Route information
- Maintained by Secretariat of Infrastructure, Communications and Transportation
- Length: 494.9 km (307.5 mi)

North segment
- Length: 107.5 km (66.8 mi)
- North end: Fed. 140 in Conejos
- South end: Fed. 150 in Fortín de las Flores

Middle segment
- Length: 119.4 km (74.2 mi)
- North end: Fed. 135 in Tehuacán
- South end: Fed. 190 in Huajuapan de León

South segment
- Length: 268 km (167 mi)
- North end: Fed. 190 in Yucudaa
- South end: Fed. 200 in Pinotepa Nacional

Location
- Country: Mexico

Highway system
- Mexican Federal Highways; List; Autopistas;
| ← Fed. 123 |  | → Fed. 126 |

= Mexican Federal Highway 125 =

Highway in Mexico

Federal Highway 125 (Carretera Federal No. 125) is a Federal Highway of Mexico that runs from Veracruz south across the Sierra Madre Oriental to just north of the Pacific Ocean in Oaxaca.

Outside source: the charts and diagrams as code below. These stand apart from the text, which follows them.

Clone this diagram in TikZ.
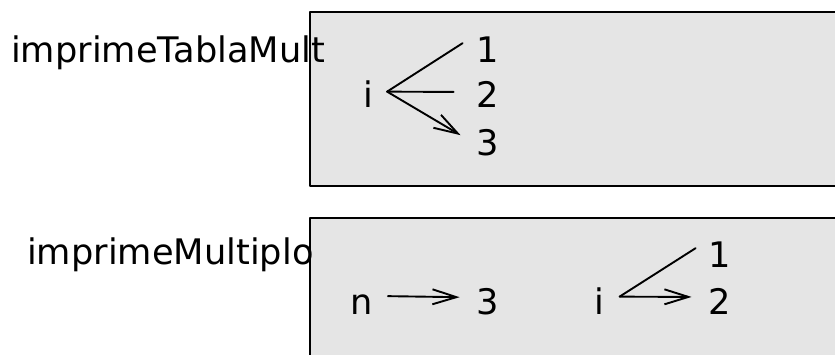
\documentclass[tikz,border=0pt]{standalone}
\usepackage{fontspec}
\setmainfont{DejaVu Sans}
\usetikzlibrary{arrows.meta}

\begin{document}
\begin{tikzpicture}[line cap=round,line join=round,x=1pt,y=-1pt,
	font=\fontsize{35.2}{40}\selectfont,
	frame/.style={draw=black,line width=1.1pt,fill=black!10},
	txt/.style={inner sep=0pt,anchor=base},
	ref/.style={line width=1.9pt},
	refarrow/.style={ref,-{Straight Barb[length=24pt,width=15pt,line width=1.9pt]}}]
	\useasboundingbox (0,0) rectangle (835,354);
	\clip (0,0) rectangle (835,354);
	\draw [frame] (310,12) rectangle (850,186);
	\draw [frame] (310,218) rectangle (850,370);
	\node [txt,anchor=base west] (tabla) at (11,62) {imprimeTablaMult};
	\node [txt,anchor=base west] (multiplo) at (27,264) {imprimeMultiplo};
	% imprimeTablaMult
	\node [txt] (iA) at (368,107) {i};
	\node [txt] (a1) at (488,62) {1};
	\node [txt] (a2) at (488,107) {2};
	\node [txt] (a3) at (488,155) {3};
	\draw [ref] ([xshift=14pt,yshift=2pt]iA.east) -- ([xshift=-14pt,yshift=6pt]a1.west);
	\draw [ref] ([xshift=14pt,yshift=2pt]iA.east) -- ([xshift=-23pt,yshift=2pt]a2.west);
	\draw [refarrow] ([xshift=14pt,yshift=2pt]iA.east) -- ([xshift=-16pt,yshift=7pt]a3.west);
	% imprimeMultiplo
	\node [txt] (n) at (361.5,314) {n};
	\node [txt] (b3) at (488,314) {3};
	\node [txt] (iB) at (599.5,314) {i};
	\node [txt] (b1) at (720,267) {1};
	\node [txt] (b2) at (720,314) {2};
	\draw [refarrow] ([xshift=15pt,yshift=8pt]n.east) -- ([xshift=-17pt,yshift=4pt]b3.west);
	\draw [ref] ([xshift=15pt,yshift=4pt]iB.east) -- ([xshift=-13pt,yshift=6pt]b1.west);
	\draw [refarrow] ([xshift=15pt,yshift=4pt]iB.east) -- ([xshift=-17pt,yshift=4pt]b2.west);
\end{tikzpicture}
\end{document}
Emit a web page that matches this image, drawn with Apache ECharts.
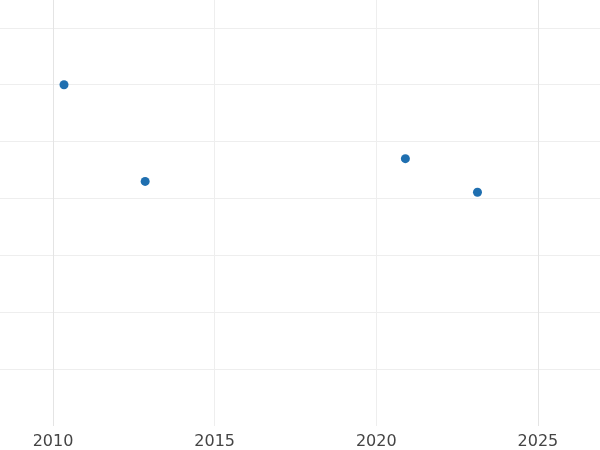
<!DOCTYPE html>
<html>
<head>
<meta charset="utf-8">
<script src="https://cdn.jsdelivr.net/npm/echarts@6/dist/echarts.min.js"></script>
<style>html,body{margin:0;padding:0;}#chart{width:600px;height:450px;}</style>
</head>
<body>
<div id="chart"></div>
<script>
const years = [2010.34, 2012.85, 2020.90, 2023.13];
const values = [6.0, 4.3, 4.7, 4.11];

const chart = echarts.init(document.getElementById("chart"));
chart.setOption({
    animation: false,
    grid: { left: 0, right: 0, top: 0, bottom: 23 },
    xAxis: {
        type: "value",
        min: 2008.36,
        max: 2026.92,
        splitNumber: 4,
        axisLine: { show: false },
        axisTick: { show: false },
        axisLabel: {
            color: "#444",
            fontSize: 16,
            fontFamily: "DejaVu Sans",
            margin: 8,
            showMinLabel: false,
            showMaxLabel: false,
            formatter: v => String(v)
        },
        splitLine: { lineStyle: { color: ["transparent", "#e4e4e4", "#eeeeee", "#eeeeee", "#e4e4e4", "transparent"] } }
    },
    yAxis: {
        type: "value",
        min: 0,
        max: 7.49,
        interval: 1,
        axisLine: { show: false },
        axisTick: { show: false },
        axisLabel: { show: false },
        splitLine: {
            lineStyle: { color: ["transparent", "#eeeeee", "#eeeeee", "#eeeeee", "#eeeeee", "#eeeeee", "#eeeeee", "#eeeeee"] }
        }
    },
    series: [{
        type: "scatter",
        symbolSize: 9,
        itemStyle: { color: "#1f6fb0", opacity: 1 },
        data: years.map((y, i) => [y, values[i]])
    }]
});
</script>
</body>
</html>
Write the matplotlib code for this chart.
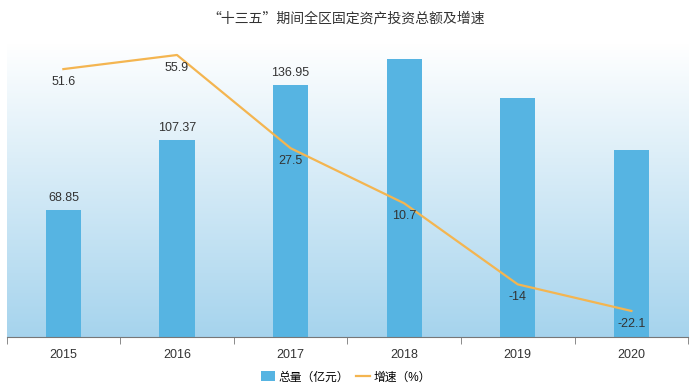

Federal Highway 125 is split into three segments: the first segment travels from Conejos, Veracruz in the north to Fortín de las Flores in the south. The second segment travels from Tehuacán, Puebla in the north to Huajuapan de León, Oaxaca in the south. The third segment travels from Yucudaa, Oaxaca to Pinotepa Nacional, Oaxaca.